=== WORK REQUIRED ===
Using the data below, gather each line that includes the word "this".

------ SUPPLIED INFORMATION

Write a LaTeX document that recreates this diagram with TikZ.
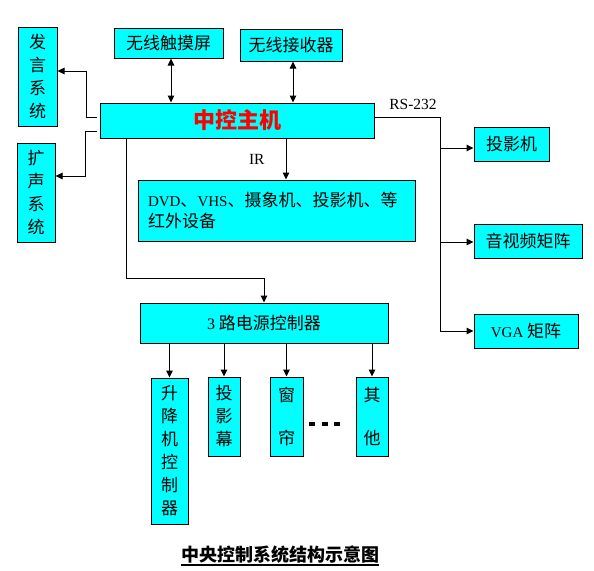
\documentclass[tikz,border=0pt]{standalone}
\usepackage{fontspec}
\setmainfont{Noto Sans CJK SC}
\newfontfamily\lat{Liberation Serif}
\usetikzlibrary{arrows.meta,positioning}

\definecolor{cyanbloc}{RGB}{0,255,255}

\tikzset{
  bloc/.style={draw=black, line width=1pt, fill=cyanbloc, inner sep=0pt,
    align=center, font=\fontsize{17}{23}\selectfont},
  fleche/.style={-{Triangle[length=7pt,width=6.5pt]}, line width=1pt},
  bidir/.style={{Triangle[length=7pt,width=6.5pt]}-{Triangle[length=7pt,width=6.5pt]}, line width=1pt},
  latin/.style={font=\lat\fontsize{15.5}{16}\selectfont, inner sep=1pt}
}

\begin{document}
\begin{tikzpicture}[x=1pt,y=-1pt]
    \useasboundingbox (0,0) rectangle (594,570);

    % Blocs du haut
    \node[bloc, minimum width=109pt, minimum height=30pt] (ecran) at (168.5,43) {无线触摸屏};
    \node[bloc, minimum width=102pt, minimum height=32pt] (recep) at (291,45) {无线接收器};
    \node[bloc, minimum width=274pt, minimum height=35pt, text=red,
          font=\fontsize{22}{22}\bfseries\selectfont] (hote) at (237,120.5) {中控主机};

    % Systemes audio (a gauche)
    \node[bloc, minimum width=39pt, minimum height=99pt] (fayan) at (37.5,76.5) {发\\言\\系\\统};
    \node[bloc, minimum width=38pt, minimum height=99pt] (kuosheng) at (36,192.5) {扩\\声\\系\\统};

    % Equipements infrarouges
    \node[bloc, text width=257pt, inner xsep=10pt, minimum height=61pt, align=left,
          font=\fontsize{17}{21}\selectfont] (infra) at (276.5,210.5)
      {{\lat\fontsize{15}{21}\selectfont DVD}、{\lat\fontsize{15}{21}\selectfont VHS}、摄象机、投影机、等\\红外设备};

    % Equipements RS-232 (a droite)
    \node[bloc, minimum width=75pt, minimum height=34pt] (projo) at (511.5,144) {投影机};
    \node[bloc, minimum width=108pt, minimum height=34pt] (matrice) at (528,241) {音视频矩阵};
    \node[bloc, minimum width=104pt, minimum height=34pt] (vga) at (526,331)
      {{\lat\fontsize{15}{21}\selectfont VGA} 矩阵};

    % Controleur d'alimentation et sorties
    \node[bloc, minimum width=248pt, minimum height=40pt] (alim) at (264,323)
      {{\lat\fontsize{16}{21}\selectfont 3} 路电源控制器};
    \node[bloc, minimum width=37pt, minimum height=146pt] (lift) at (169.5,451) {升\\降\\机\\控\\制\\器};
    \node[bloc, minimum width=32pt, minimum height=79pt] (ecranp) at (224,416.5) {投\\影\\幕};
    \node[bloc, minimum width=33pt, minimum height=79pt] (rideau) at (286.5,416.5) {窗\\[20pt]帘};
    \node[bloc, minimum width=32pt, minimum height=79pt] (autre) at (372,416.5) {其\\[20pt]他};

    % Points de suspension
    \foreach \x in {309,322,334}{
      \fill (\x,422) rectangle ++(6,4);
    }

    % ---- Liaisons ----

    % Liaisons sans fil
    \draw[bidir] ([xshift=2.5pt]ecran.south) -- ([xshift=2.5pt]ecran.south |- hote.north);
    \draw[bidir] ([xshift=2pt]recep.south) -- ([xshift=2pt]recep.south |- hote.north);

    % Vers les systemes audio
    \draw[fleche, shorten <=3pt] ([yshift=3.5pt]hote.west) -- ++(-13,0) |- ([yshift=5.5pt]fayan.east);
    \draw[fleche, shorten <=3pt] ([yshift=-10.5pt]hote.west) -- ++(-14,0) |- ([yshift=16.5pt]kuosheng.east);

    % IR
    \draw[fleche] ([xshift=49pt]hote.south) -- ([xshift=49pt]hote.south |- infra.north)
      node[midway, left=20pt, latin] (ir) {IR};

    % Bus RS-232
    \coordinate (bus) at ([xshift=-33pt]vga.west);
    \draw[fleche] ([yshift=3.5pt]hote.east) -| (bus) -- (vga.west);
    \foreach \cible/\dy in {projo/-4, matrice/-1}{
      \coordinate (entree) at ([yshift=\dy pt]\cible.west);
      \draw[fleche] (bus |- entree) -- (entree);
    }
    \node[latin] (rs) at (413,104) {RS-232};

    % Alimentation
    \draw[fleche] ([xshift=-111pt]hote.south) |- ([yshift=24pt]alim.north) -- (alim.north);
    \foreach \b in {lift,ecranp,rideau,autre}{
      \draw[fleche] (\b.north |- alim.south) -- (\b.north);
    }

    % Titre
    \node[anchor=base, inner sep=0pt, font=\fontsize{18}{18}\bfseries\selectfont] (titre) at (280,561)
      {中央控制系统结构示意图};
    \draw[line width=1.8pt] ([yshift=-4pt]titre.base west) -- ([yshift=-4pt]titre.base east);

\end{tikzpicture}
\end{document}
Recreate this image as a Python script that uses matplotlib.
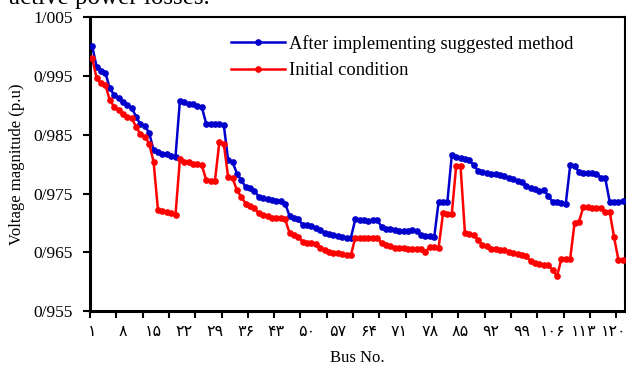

------------

=== EXPECTED OUTPUT ===
Write a LaTeX document that recreates this diagram with TikZ.
Recreate this image as a Python script that uses matplotlib.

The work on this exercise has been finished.